* [Dataset records]
-- Start --
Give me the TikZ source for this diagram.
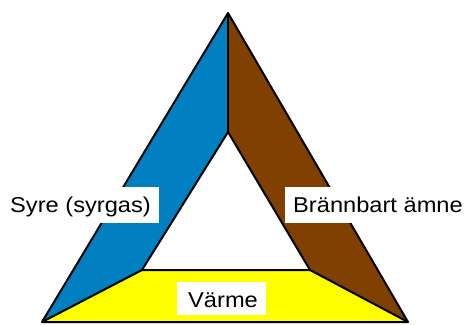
-- End --
-- Start --
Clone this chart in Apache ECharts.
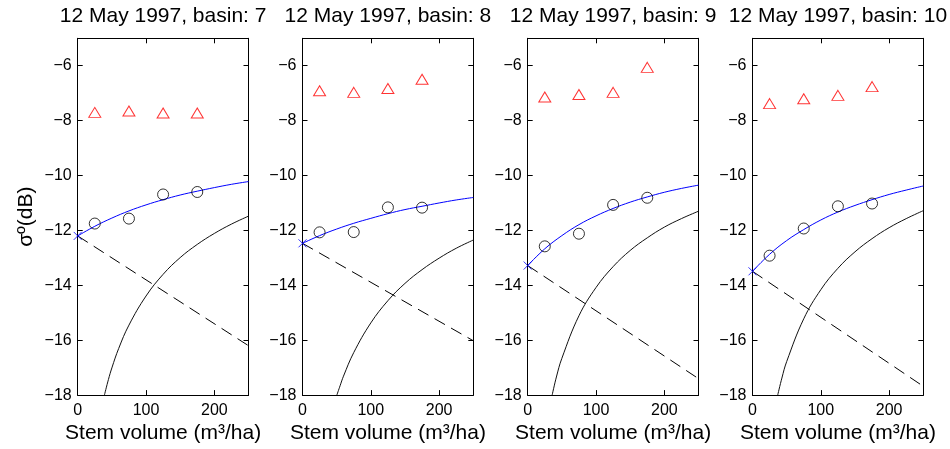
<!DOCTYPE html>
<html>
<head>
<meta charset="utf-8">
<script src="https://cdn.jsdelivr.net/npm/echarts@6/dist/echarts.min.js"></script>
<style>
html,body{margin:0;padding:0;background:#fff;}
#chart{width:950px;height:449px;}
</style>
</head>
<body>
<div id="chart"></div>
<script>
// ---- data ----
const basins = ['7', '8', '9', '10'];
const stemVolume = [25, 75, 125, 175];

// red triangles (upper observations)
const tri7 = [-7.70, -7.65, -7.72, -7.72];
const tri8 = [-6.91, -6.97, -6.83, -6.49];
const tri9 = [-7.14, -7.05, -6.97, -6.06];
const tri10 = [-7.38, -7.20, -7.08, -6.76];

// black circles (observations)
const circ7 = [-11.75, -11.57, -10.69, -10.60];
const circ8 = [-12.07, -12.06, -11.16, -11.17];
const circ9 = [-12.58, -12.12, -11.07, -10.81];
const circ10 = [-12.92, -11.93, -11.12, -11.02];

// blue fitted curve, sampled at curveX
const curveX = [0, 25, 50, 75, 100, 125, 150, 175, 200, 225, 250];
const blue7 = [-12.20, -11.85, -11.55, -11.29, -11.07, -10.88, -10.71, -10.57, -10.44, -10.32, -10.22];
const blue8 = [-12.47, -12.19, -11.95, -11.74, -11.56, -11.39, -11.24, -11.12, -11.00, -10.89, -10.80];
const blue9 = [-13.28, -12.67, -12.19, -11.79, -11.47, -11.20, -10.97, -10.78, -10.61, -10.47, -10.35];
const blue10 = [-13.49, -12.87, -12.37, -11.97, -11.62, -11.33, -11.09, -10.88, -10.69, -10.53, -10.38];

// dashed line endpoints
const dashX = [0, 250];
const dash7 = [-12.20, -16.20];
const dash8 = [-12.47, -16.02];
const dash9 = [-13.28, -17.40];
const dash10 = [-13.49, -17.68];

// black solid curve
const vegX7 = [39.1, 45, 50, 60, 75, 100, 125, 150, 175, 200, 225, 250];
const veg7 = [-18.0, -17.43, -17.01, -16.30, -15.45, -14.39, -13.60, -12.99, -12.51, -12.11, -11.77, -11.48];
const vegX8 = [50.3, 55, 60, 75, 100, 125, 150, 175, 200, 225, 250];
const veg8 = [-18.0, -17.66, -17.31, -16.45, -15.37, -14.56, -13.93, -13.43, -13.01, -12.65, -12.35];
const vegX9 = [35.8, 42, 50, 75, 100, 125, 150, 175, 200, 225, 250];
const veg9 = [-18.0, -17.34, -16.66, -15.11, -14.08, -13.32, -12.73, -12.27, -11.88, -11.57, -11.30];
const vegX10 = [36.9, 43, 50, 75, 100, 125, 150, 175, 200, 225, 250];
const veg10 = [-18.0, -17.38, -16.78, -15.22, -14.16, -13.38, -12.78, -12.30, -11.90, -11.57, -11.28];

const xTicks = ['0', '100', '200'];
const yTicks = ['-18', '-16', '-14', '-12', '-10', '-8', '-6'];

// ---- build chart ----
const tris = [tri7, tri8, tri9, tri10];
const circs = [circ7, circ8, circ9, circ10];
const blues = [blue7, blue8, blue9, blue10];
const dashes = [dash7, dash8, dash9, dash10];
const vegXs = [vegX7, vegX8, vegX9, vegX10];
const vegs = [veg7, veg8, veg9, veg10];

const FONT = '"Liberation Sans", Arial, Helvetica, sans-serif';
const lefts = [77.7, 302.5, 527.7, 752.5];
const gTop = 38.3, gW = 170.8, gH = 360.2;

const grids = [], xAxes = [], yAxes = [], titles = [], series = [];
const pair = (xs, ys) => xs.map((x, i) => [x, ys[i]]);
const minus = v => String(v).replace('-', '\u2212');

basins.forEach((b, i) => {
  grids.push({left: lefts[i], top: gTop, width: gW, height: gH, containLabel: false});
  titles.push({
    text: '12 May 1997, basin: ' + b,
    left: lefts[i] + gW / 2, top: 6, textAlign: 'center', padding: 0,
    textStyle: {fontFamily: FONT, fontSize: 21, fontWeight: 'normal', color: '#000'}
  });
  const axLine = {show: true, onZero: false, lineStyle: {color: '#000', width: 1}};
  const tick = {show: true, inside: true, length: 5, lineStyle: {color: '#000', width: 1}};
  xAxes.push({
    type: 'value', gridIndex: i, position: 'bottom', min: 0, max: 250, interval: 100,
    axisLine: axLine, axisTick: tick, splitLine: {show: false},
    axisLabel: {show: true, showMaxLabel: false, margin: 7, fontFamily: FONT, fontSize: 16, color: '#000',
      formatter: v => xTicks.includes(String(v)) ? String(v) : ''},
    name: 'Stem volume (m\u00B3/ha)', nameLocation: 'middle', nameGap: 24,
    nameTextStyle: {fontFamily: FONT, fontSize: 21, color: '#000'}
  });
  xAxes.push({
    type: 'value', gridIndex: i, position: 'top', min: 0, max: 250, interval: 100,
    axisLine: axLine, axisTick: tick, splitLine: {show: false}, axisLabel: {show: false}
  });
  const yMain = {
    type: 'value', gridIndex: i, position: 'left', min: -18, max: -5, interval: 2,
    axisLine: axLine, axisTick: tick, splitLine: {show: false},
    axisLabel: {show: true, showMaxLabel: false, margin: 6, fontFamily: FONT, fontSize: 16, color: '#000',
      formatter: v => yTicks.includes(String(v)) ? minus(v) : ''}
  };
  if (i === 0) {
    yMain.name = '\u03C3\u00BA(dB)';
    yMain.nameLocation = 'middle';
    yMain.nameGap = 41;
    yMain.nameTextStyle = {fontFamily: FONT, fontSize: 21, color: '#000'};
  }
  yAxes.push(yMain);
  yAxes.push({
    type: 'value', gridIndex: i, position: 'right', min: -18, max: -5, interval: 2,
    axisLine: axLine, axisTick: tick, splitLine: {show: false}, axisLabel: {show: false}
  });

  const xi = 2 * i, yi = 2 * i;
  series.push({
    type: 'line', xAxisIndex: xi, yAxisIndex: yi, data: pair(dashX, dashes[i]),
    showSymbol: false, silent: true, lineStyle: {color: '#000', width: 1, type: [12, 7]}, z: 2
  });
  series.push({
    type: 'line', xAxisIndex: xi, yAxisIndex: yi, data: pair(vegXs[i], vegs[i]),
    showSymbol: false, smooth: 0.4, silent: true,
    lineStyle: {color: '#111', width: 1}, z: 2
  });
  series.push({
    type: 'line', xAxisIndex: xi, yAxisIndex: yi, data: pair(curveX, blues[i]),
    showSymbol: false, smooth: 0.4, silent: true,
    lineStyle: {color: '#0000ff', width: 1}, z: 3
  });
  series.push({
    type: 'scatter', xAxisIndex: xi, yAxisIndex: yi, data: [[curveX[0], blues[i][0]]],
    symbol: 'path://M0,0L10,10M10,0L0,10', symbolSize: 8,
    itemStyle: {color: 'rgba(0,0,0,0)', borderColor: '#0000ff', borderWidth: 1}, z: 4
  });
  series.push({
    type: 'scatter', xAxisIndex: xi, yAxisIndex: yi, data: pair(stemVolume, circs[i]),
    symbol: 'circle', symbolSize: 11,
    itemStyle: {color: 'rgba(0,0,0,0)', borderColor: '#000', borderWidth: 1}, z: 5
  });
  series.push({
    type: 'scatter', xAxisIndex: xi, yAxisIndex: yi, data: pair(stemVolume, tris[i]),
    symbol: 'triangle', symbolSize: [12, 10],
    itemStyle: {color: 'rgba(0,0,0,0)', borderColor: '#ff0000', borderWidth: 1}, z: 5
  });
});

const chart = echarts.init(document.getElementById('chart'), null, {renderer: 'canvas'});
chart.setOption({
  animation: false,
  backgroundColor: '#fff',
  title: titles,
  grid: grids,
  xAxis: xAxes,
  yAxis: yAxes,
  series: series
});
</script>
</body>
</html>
-- End --
-- Start --
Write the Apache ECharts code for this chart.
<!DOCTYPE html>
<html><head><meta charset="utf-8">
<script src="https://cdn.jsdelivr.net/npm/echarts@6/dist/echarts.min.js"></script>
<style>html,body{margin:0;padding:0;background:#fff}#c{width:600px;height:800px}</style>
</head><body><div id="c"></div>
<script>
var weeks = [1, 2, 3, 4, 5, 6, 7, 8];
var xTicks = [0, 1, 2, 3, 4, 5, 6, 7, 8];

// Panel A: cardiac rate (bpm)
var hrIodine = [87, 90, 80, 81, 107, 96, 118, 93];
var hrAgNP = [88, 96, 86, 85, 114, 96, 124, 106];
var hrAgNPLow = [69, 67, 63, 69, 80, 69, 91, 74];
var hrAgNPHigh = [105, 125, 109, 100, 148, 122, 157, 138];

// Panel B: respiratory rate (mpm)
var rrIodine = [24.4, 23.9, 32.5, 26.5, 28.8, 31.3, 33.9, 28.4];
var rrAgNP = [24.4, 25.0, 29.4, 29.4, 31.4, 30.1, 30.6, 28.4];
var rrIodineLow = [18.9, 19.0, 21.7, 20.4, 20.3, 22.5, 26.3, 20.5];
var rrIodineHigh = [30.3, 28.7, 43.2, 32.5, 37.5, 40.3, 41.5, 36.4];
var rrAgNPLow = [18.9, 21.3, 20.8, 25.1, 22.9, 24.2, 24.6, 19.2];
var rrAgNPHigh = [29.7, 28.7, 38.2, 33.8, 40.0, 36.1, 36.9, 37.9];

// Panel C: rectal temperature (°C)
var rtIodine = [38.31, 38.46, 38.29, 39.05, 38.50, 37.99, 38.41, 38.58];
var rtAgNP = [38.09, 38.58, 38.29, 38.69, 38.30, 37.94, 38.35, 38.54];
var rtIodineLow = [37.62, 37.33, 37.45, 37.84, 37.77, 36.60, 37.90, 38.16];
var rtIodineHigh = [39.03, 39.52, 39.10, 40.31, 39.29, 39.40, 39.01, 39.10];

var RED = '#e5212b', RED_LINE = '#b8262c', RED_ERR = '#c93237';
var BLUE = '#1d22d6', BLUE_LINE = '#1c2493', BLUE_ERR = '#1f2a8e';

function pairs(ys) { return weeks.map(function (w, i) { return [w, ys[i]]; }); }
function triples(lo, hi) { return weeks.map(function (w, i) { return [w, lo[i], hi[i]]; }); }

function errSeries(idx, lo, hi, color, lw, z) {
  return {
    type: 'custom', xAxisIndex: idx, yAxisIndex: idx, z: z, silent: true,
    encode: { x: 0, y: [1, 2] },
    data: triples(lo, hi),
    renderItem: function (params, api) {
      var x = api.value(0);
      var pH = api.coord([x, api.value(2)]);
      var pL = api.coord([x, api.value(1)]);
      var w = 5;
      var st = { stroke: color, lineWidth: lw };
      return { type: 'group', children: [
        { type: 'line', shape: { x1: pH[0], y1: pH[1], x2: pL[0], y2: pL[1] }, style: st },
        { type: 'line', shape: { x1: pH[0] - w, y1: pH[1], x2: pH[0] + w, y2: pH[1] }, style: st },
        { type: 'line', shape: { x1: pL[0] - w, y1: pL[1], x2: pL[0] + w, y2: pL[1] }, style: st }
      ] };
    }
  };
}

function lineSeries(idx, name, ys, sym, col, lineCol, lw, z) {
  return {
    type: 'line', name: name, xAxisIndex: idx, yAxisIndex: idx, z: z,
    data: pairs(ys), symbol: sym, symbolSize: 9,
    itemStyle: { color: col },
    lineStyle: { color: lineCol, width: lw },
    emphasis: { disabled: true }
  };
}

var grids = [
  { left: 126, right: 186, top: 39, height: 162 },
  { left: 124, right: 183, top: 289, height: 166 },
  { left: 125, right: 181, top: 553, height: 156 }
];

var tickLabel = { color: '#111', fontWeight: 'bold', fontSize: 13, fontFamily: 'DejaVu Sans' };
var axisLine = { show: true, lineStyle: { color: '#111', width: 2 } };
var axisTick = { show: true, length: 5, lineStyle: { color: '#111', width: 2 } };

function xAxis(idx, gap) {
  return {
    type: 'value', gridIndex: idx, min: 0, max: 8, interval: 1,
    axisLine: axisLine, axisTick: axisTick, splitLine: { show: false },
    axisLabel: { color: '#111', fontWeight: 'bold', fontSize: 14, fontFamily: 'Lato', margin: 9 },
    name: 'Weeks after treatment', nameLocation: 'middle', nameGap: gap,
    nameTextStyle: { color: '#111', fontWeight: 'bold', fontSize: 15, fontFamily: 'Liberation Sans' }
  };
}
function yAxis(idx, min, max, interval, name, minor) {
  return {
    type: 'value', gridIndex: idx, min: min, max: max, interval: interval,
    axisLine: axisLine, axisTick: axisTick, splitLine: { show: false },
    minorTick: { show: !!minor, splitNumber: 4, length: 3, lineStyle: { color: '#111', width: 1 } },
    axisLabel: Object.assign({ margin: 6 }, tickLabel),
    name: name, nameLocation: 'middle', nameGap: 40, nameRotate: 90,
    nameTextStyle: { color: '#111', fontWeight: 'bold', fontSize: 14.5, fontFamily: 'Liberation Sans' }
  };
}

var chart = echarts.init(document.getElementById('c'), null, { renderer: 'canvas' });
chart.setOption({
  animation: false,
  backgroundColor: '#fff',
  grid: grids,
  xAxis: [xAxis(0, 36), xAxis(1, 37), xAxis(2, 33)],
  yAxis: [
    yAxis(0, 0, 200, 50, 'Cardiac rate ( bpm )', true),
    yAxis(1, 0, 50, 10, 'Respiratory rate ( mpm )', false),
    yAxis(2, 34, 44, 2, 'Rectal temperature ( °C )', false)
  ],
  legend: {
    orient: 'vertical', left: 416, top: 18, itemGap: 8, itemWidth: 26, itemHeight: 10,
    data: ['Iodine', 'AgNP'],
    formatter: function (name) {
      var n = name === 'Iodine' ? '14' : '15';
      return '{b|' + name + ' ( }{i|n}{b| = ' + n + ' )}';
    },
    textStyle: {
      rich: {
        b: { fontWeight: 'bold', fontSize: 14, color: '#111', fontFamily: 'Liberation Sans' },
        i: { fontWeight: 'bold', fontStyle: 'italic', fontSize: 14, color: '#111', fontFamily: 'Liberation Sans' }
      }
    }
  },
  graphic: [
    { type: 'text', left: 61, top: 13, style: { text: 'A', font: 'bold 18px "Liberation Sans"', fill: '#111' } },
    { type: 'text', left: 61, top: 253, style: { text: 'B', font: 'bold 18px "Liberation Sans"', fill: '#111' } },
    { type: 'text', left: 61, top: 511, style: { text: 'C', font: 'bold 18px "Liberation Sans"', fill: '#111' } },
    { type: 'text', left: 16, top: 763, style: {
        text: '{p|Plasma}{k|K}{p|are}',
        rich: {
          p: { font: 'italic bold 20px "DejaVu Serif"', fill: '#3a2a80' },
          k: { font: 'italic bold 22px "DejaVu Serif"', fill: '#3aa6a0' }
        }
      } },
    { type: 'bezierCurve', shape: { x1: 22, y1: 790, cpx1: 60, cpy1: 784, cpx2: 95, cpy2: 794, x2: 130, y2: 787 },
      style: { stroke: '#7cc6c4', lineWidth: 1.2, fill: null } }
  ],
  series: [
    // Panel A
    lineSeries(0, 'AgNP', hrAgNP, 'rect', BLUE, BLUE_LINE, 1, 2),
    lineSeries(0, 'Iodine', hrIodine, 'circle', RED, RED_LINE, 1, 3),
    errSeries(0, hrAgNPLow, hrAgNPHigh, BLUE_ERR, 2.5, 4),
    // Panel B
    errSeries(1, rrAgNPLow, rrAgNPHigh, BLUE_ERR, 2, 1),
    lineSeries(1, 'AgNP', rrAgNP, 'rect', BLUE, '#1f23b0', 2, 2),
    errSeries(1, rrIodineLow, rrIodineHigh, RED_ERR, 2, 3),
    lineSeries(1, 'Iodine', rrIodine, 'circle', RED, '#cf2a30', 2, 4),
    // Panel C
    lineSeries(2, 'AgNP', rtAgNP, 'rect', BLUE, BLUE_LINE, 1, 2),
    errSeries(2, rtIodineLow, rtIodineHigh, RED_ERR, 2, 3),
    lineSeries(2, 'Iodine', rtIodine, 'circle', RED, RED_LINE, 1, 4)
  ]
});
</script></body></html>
-- End --
* [Problem statement]
Which lines hold the word "Apache"? Show each one.

* [Final result]
Clone this chart in Apache ECharts.
Write the Apache ECharts code for this chart.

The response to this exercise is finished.